Dugald MacEachern, who remained its Minister for a further eleven years, had a reputation as a local bard and, wrote his younger brother Victor, "The manse of Coll which looked out on the wild Atlantic in all its moods... the music of its waves breaking upon the yellow sands of Clabbach inspired some of his sweetest lyrics... It was there that he composed his poem, 'The Harp of the Gael' which won for him the Bardship of the National Mod, that year." Another of Dugald's poems, entitled 'New Year in the Hebrides' probably dates from the same period; here is part of it:-
The Hebrides snow-white lie
Like swans on the breast of the ocean,
The wind of the frozen North
On Coll of the waves is blowing.
High on the castled crag
The wintry seas are breaking -
Beloved, a Good New Year.
Do you remember our youth
And the Hogmanay in the shieling?
The old year dying, the sun
Filling with gold the ocean.
The maidens of Arinagour
And the laughter, the feast and the music -
Beloved, a Good New Year.
Homeward we went, you remember,
At midnight by hill paths frozen,
With Margaret the golden haired
And lily-limbed, sweet-throated Morag.
The Old Year dead and each youth
Kissing his maiden and saying -
Beloved, a Good New Year.....
Victor MacEachern, who lived at Clabbach with his elder brother's family for several years, also fancied himself as a writer and, while there, he produced singlehandedly what was probably the island's very first magazine. It was called 'The Coll Warbler', and in his memoirs Victor writes, "There was a round mahogany table on which I did my printing. I used a cyclostyle, which was a complete success. On the first occasion, however, as I was not acquainted with the instrument, the pages become hopelessly mixed up. The result was embarrassing; for when the issue appeared, the article on one page didn't coincide with what had gone before. For instance, after reading about the good qualities of Mrs So-and-So's baby, the next page says that '..it should be wrapped in a floured cloth and boiled for two hours and a quarter,
when it is ready for the table'. It is some seconds before you perceive that you are at the cookery notes..! (Ed. Note: We haven't equalled that yet, but there's time..)
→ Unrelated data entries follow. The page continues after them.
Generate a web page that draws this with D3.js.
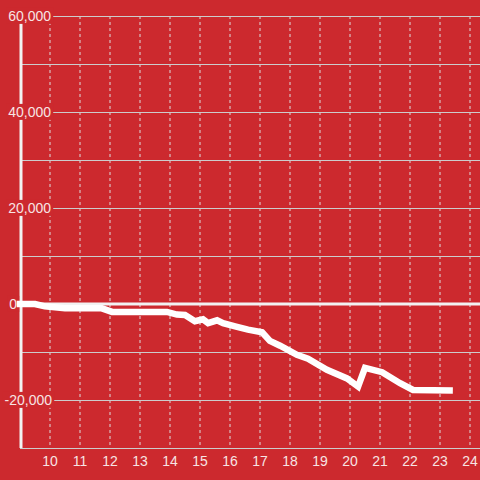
<!DOCTYPE html>
<html>
<head>
<meta charset="utf-8">
<script src="https://cdn.jsdelivr.net/npm/d3@7"></script>
<style>
  html, body { margin: 0; padding: 0; background: #cc292e; }
  svg { display: block; font-family: "Liberation Sans", Arial, sans-serif; }
</style>
</head>
<body>
<div id="chart"></div>
<script>
// hours of the day and running balance
var hours = [9.0, 9.5, 9.83, 10.5, 11.73, 12.07, 13.9, 14.23, 14.5, 14.83, 15.1, 15.27, 15.57, 15.77,
             16.17, 16.6, 17.07, 17.33, 17.67, 18.23, 18.6, 19.23, 19.9, 20.27, 20.5, 21.07, 21.67, 22.1, 23.32];
var balance = [0, 0, -500, -900, -900, -1650, -1650, -2200, -2300, -3600, -3200, -4000, -3400, -4000,
               -4650, -5350, -5900, -7700, -8700, -10600, -11400, -13700, -15500, -17200, -13300, -14200, -16500, -17900, -18000];
var xTicks = [10, 11, 12, 13, 14, 15, 16, 17, 18, 19, 20, 21, 22, 23, 24];
var yGrid = [-30000, -20000, -10000, 0, 10000, 20000, 30000, 40000, 50000, 60000];
var yLabels = [-20000, 0, 20000, 40000, 60000];

var width = 480, height = 480;
var margin = {left: 20, top: 16, bottom: 448};

var svg = d3.select("#chart").append("svg")
  .attr("width", width)
  .attr("height", height);

var x = d3.scaleLinear().domain([9, 9 + (width - margin.left) / 30]).range([margin.left, width]);
var y = d3.scaleLinear().domain([-30000, 60000]).range([margin.bottom, margin.top]);
var fmt = function(v) { return d3.format(",")(v).replace("\u2212", "-"); };

// vertical dashed grid
svg.selectAll(".vgrid").data(xTicks).enter().append("line")
  .attr("x1", function(d) { return x(d); })
  .attr("x2", function(d) { return x(d); })
  .attr("y1", margin.top)
  .attr("y2", margin.bottom)
  .style("stroke", "#ddd")
  .style("stroke-width", 1)
  .style("stroke-dasharray", "3,3");

// horizontal grid
svg.selectAll(".hgrid").data(yGrid.filter(function(d) { return d !== 0; })).enter().append("line")
  .attr("x1", margin.left)
  .attr("x2", width)
  .attr("y1", function(d) { return y(d) + 0.5; })
  .attr("y2", function(d) { return y(d) + 0.5; })
  .style("stroke", "#ccc")
  .style("stroke-width", 1);

// zero line
svg.append("line")
  .attr("x1", margin.left)
  .attr("x2", width)
  .attr("y1", y(0))
  .attr("y2", y(0))
  .style("stroke", "#f2f2f2")
  .style("stroke-width", 3);

// y axis line
svg.append("line")
  .attr("x1", margin.left + 1)
  .attr("x2", margin.left + 1)
  .attr("y1", margin.top)
  .attr("y2", margin.bottom)
  .style("stroke", "#f2f2f2")
  .style("stroke-width", 3);

// y labels with red backing (the zero label sits left of the axis)
var yl = svg.selectAll(".ylab").data(yLabels).enter().append("g")
  .attr("transform", function(d) {
    var ex = d === 0 ? 17 : (d < 0 ? 52 : 51);
    return "translate(" + ex + "," + y(d) + ")";
  });
yl.append("text")
  .attr("text-anchor", "end")
  .attr("dy", "0.35em")
  .style("font-size", "14px")
  .style("fill", "#f7e4e4")
  .text(fmt);
yl.each(function() {
  var g = d3.select(this);
  var b = g.select("text").node().getBBox();
  g.insert("rect", "text")
    .attr("x", b.x - 2)
    .attr("y", b.y)
    .attr("width", b.width + 4)
    .attr("height", b.height)
    .style("fill", "#cc292e");
});

// x labels
svg.selectAll(".xlab").data(xTicks).enter().append("text")
  .attr("x", function(d) { return x(d); })
  .attr("y", 466)
  .attr("text-anchor", "middle")
  .style("font-size", "14px")
  .style("fill", "#f7e4e4")
  .text(function(d) { return d; });

// balance line
var line = d3.line()
  .x(function(d, i) { return x(hours[i]); })
  .y(function(d) { return y(d); });

svg.append("path")
  .datum(balance)
  .attr("d", line)
  .style("fill", "none")
  .style("stroke", "#fff")
  .style("stroke-width", 6.5)
  .style("stroke-linecap", "square")
  .style("stroke-linejoin", "miter");
</script>
</body>
</html>
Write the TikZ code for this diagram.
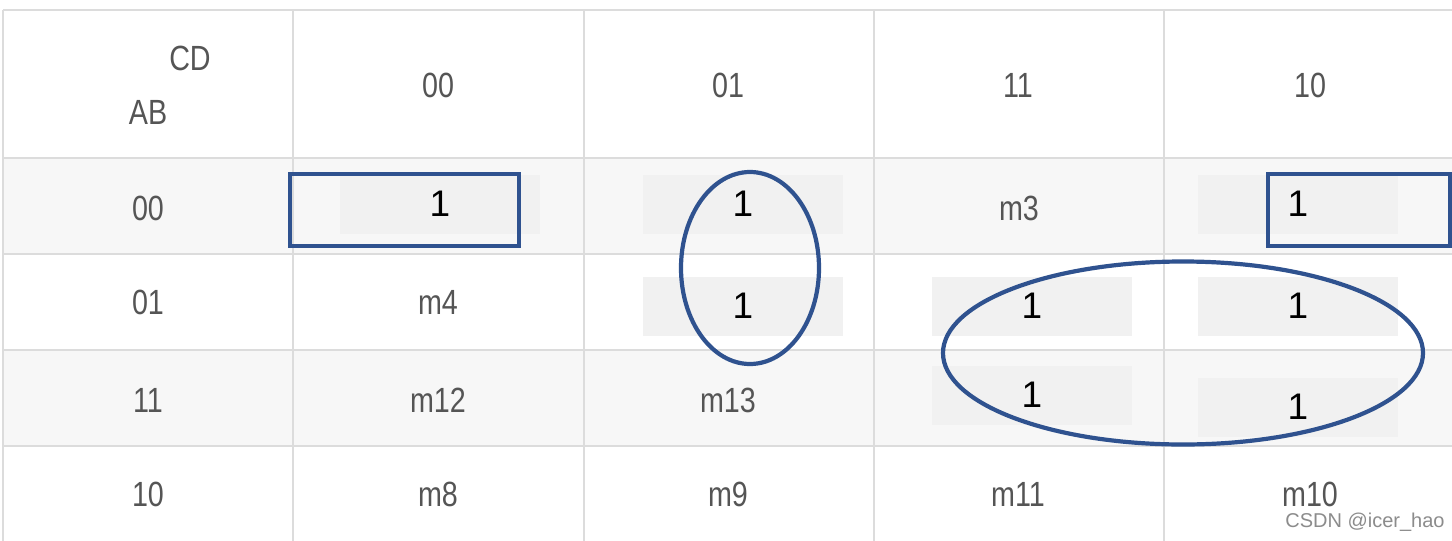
\documentclass[tikz,border=0pt]{standalone}
\usepackage{fontspec}
\setmainfont{Liberation Sans}
\newfontfamily\narrowsans[FakeStretch=0.82]{Liberation Sans}
\usetikzlibrary{shapes.geometric, positioning}

\definecolor{gridgrey}{HTML}{DCDCDC}
\definecolor{rowgrey}{HTML}{F7F7F7}
\definecolor{cellgrey}{HTML}{F1F1F1}
\definecolor{labelgrey}{HTML}{555555}
\definecolor{markgrey}{HTML}{8C8C8C}
\definecolor{loopblue}{HTML}{2F528F}

\begin{document}
\begin{tikzpicture}[x=0.5pt, y=-0.5pt,
	gridline/.style={gridgrey, line width=1pt},
	mtext/.style={text=labelgrey, inner sep=0pt,
		font=\narrowsans\fontsize{17.5}{19}\selectfont},
	onecell/.style={fill=cellgrey, inner sep=0pt, minimum width=100pt,
		minimum height=29.5pt, font=\fontsize{18.5}{20}\selectfont},
	loopbox/.style={draw=loopblue, line width=2.1pt, inner sep=0pt},
	loopring/.style={loopbox, ellipse}]
	\useasboundingbox (0,0) rectangle (1452,541);
	\fill[white] (0,0) rectangle (1452,541);

	% shaded rows
	\fill[rowgrey] (3,158) rectangle (1452,254);
	\fill[rowgrey] (3,350) rectangle (1452,446);

	% grid
	\foreach \y in {10,158,254,350,446}
		\draw[gridline] (3,\y) -- (1452,\y);
	\foreach \x in {3,293,584,874,1164}
		\draw[gridline] (\x,10) -- (\x,541);

	% corner
	\node[mtext] (cd) at (190,58) {CD};
	\node[mtext] (ab) at (148,112) {AB};

	% column and row heads
	\foreach \nm/\cx in {00/438, 01/728, 11/1018, 10/1310}
		\node[mtext] (col\nm) at (\cx,85) {\nm};
	\foreach \nm/\cy in {00/208, 01/302, 11/400, 10/494}
		\node[mtext] (row\nm) at (148,\cy) {\nm};

	% minterms
	\foreach \nm/\cx/\cy in {3/1019/208, 4/438/302, 12/438/400, 13/728/400,
		8/438/494, 9/728/494, 11/1018/494, 10/1310/494}
		\node[mtext] (m\nm) at (\cx,\cy) {m\nm};

	% ones
	\foreach \nm/\cx/\cy in {0/440/204, 1/743/204, 2/1298/204,
		5/743/306, 7/1032/306, 6/1298/306, 15/1032/395, 14/1298/407}
		\node[onecell] (one\nm) at (\cx,\cy) {1};

	% groups
	\node[loopbox, minimum width=114.5pt, minimum height=36pt] (quadL) at (404.5,210) {};
	\node[loopbox, minimum width=91pt, minimum height=36pt] (quadR) at (1359,210) {};
	\node[loopring, minimum width=69pt, minimum height=96pt] (pairV) at (750,268) {};
	\node[loopring, minimum width=240pt, minimum height=91.5pt] (quadC) at (1183,353) {};

	\node[text=markgrey, inner sep=0pt, font=\fontsize{10}{12}\selectfont]
		(mark) at (1365,522) {CSDN @icer\_hao};
\end{tikzpicture}
\end{document}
Victor left Coll for University, served in the Royal Army Medical Corps during World War I and later, as a Minister of the Church of Scotland, lived in Ceylon, Malta and Aberdeen. But, like Dugald, he always remembered Coll and its people with deep affection - Christmas gatherings at the Manse, tea-parties at the Castle, where Colonel Stewart instructed the butler, Burgess,'..to cut big slices of the Madeira cake for the Manse boys', and Sundays when the young minister, his brother, preached his sermons in `the new and beautiful Gothic church'. For Victor, Coll remained:-
The Island of My Youth
The urge is upon me to go once again
To my Island in the West,
Eilean Cholla, home of my youth,
Ben Feall where the seabirds nest;
But I almost fear to land on the shore:
Things may not be as in days of yore.
I shall listen in vain for the welcome shout
Of 'Johnny-the-Post on his round,
And his little croft at the foot of the hill
Is crumbled now to the ground.
The girls who sang in the choir in the Kirk
I shall look for them in vain;
The blue of the sky and sunshine 1 knew
Have changed into cloud and rain.
Gone are the friends of old and the fun
When life was young and gay;
But the waves still break in musical sound
On the sands where we used to play.
So I shall go back and set foot on the shore
Though things may not be as in days of yore.